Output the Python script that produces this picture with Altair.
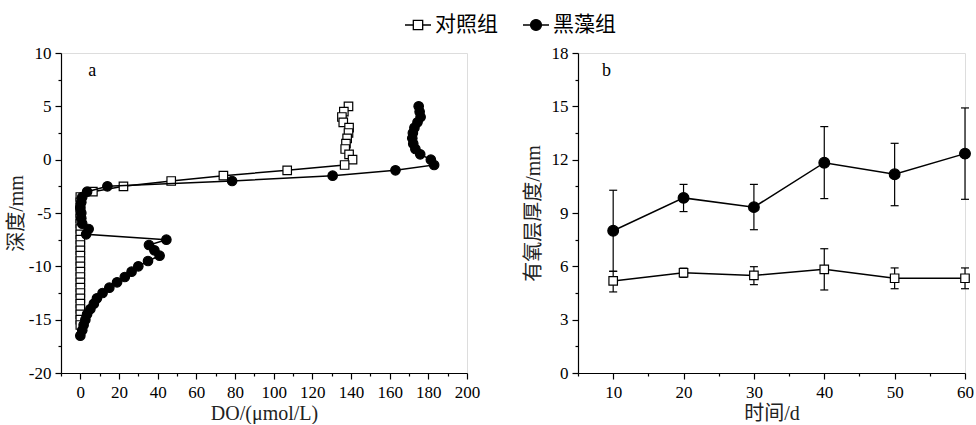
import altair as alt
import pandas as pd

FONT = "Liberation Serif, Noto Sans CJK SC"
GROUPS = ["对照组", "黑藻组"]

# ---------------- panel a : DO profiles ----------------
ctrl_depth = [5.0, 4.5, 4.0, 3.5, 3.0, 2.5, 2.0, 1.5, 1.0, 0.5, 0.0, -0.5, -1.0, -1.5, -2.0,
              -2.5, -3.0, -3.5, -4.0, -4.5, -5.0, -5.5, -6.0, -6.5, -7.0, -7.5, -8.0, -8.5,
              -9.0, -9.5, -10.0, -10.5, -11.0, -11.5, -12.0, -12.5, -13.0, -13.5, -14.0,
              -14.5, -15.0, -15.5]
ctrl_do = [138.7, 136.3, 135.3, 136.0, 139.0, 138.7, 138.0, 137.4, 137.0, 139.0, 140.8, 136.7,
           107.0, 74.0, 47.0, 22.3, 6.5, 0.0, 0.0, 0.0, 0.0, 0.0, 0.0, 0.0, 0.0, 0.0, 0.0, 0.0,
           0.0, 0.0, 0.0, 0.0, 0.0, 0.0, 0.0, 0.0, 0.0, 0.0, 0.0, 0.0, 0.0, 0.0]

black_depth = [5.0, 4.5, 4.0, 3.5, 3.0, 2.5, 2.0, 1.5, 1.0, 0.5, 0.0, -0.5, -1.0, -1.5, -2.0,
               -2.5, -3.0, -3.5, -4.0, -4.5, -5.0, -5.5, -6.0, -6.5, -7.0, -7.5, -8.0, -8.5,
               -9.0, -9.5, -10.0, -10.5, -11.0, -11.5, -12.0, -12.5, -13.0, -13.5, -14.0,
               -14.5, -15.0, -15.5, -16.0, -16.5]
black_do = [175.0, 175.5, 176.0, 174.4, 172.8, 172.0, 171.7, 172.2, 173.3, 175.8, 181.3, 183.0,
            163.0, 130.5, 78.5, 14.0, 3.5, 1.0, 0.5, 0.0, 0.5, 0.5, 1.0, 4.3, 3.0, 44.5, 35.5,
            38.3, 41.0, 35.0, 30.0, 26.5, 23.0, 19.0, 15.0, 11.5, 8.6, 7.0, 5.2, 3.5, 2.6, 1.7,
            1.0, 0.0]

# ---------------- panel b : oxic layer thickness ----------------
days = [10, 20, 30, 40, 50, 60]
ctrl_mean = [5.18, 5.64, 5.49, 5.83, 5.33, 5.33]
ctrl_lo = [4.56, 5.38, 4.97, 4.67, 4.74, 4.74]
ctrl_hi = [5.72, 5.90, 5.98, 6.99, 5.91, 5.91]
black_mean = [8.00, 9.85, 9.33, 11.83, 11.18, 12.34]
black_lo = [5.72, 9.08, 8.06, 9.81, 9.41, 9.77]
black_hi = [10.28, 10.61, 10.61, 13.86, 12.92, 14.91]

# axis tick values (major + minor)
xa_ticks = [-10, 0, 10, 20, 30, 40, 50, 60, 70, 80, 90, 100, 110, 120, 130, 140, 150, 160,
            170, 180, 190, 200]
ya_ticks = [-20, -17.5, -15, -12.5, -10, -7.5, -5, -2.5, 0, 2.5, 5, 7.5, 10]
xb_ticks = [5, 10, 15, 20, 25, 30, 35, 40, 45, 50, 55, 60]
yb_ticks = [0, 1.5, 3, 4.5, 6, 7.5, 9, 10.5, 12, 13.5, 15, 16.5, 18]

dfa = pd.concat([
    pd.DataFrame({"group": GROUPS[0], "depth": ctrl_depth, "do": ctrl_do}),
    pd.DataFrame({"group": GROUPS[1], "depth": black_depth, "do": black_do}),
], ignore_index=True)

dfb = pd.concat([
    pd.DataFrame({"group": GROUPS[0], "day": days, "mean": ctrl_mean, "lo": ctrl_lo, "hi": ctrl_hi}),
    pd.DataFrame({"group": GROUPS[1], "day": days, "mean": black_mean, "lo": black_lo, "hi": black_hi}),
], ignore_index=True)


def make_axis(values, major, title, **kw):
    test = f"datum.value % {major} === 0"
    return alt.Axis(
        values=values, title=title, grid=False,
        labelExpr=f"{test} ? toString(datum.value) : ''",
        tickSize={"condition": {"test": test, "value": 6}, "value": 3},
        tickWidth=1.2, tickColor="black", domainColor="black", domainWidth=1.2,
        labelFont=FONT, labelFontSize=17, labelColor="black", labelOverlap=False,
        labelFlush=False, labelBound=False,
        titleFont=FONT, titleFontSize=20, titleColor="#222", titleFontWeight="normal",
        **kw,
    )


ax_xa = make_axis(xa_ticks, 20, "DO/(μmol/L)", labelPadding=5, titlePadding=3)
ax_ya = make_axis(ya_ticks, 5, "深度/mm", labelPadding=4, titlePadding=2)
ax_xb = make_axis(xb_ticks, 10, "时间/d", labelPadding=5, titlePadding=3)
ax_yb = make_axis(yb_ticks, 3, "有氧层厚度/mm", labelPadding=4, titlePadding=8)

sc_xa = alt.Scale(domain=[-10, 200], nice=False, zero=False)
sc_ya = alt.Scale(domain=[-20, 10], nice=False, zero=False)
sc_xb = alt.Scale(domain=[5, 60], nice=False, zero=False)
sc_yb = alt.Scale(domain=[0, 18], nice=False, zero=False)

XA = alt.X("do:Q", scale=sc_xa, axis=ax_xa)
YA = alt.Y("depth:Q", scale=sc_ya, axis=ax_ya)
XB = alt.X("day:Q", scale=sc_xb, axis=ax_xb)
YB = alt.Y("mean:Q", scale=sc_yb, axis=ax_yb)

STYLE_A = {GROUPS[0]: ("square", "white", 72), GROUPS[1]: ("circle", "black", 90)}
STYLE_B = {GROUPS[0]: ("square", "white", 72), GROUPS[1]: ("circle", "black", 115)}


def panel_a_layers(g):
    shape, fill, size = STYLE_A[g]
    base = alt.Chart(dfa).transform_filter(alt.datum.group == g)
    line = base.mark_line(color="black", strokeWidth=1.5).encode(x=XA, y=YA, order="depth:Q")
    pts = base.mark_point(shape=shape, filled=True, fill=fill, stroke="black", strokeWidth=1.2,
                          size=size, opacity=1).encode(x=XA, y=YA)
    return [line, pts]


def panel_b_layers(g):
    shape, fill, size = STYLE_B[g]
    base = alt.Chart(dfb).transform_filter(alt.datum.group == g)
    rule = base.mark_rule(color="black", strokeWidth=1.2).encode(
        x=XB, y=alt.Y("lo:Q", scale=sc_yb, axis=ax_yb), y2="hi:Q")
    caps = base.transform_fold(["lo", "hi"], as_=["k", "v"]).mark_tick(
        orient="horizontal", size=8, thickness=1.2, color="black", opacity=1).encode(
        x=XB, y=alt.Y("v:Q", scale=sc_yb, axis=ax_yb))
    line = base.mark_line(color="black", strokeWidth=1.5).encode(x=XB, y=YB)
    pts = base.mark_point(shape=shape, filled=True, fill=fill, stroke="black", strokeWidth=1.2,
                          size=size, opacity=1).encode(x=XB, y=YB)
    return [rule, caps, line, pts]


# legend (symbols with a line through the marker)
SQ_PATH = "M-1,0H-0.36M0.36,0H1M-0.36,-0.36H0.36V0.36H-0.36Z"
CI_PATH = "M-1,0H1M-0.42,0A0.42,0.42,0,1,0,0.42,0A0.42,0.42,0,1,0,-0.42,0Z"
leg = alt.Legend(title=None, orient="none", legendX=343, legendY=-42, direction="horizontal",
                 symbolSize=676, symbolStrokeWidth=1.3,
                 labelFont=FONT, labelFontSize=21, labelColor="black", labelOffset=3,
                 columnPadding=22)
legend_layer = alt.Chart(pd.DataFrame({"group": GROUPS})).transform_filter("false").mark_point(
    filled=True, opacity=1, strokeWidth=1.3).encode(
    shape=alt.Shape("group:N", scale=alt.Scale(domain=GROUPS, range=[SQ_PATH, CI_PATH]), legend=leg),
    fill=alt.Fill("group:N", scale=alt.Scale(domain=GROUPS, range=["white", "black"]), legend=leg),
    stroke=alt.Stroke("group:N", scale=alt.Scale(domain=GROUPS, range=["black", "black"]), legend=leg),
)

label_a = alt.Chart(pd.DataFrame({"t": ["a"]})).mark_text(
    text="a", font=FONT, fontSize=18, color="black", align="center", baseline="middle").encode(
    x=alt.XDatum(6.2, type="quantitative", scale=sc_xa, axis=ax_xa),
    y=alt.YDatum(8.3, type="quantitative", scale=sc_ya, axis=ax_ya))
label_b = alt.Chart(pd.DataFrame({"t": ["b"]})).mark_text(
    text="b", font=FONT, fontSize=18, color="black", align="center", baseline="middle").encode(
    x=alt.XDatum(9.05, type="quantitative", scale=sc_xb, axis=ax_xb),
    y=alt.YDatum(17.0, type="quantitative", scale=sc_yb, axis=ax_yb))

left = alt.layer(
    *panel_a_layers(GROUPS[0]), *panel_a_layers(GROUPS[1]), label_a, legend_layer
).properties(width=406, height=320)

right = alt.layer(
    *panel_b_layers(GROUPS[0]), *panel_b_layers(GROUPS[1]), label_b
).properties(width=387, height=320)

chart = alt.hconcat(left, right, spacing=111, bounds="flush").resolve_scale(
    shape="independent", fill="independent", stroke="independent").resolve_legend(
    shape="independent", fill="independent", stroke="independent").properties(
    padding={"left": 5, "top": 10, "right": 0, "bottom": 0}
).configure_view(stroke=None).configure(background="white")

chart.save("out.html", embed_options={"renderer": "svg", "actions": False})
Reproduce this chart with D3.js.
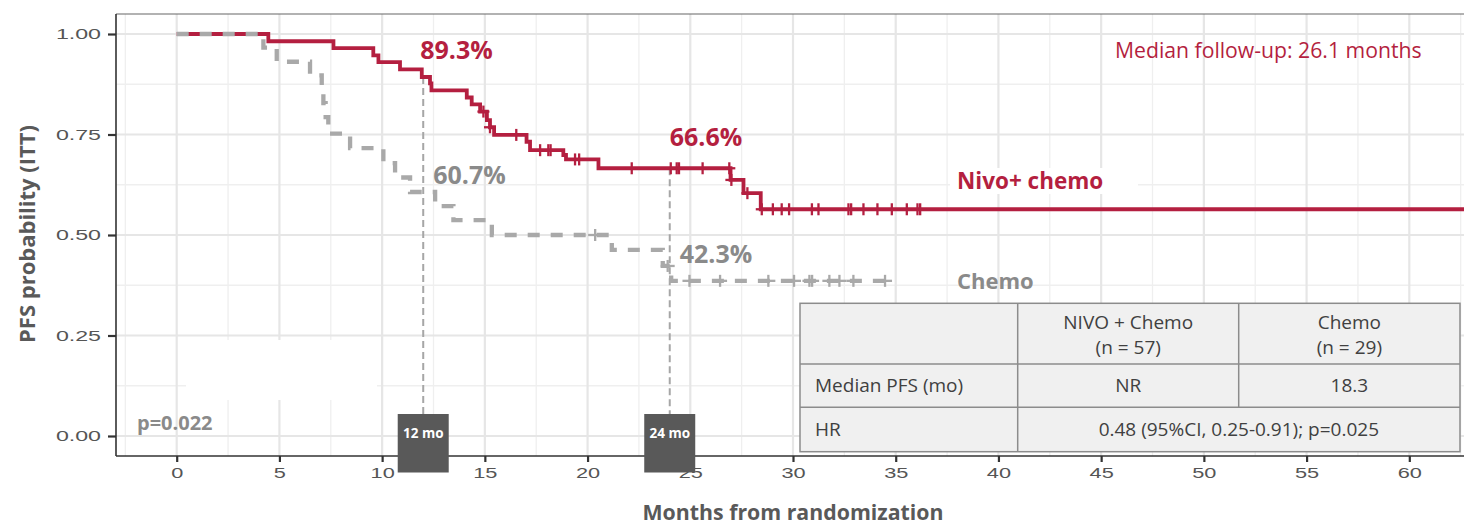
- - - - -
# WHAT TO WORK ON
Repeat the records above exactly, from the first line through the line that contains "0.0, 0.0, 0.0]", and leave out the pictures.

# COMPLETED TASK
Output the Python script that produces this picture with Altair.
import altair as alt
import pandas as pd

FONT = "Liberation Serif, Noto Sans CJK SC"
GROUPS = ["对照组", "黑藻组"]

# ---------------- panel a : DO profiles ----------------
ctrl_depth = [5.0, 4.5, 4.0, 3.5, 3.0, 2.5, 2.0, 1.5, 1.0, 0.5, 0.0, -0.5, -1.0, -1.5, -2.0,
              -2.5, -3.0, -3.5, -4.0, -4.5, -5.0, -5.5, -6.0, -6.5, -7.0, -7.5, -8.0, -8.5,
              -9.0, -9.5, -10.0, -10.5, -11.0, -11.5, -12.0, -12.5, -13.0, -13.5, -14.0,
              -14.5, -15.0, -15.5]
ctrl_do = [138.7, 136.3, 135.3, 136.0, 139.0, 138.7, 138.0, 137.4, 137.0, 139.0, 140.8, 136.7,
           107.0, 74.0, 47.0, 22.3, 6.5, 0.0, 0.0, 0.0, 0.0, 0.0, 0.0, 0.0, 0.0, 0.0, 0.0, 0.0,
           0.0, 0.0, 0.0, 0.0, 0.0, 0.0, 0.0, 0.0, 0.0, 0.0, 0.0, 0.0, 0.0, 0.0]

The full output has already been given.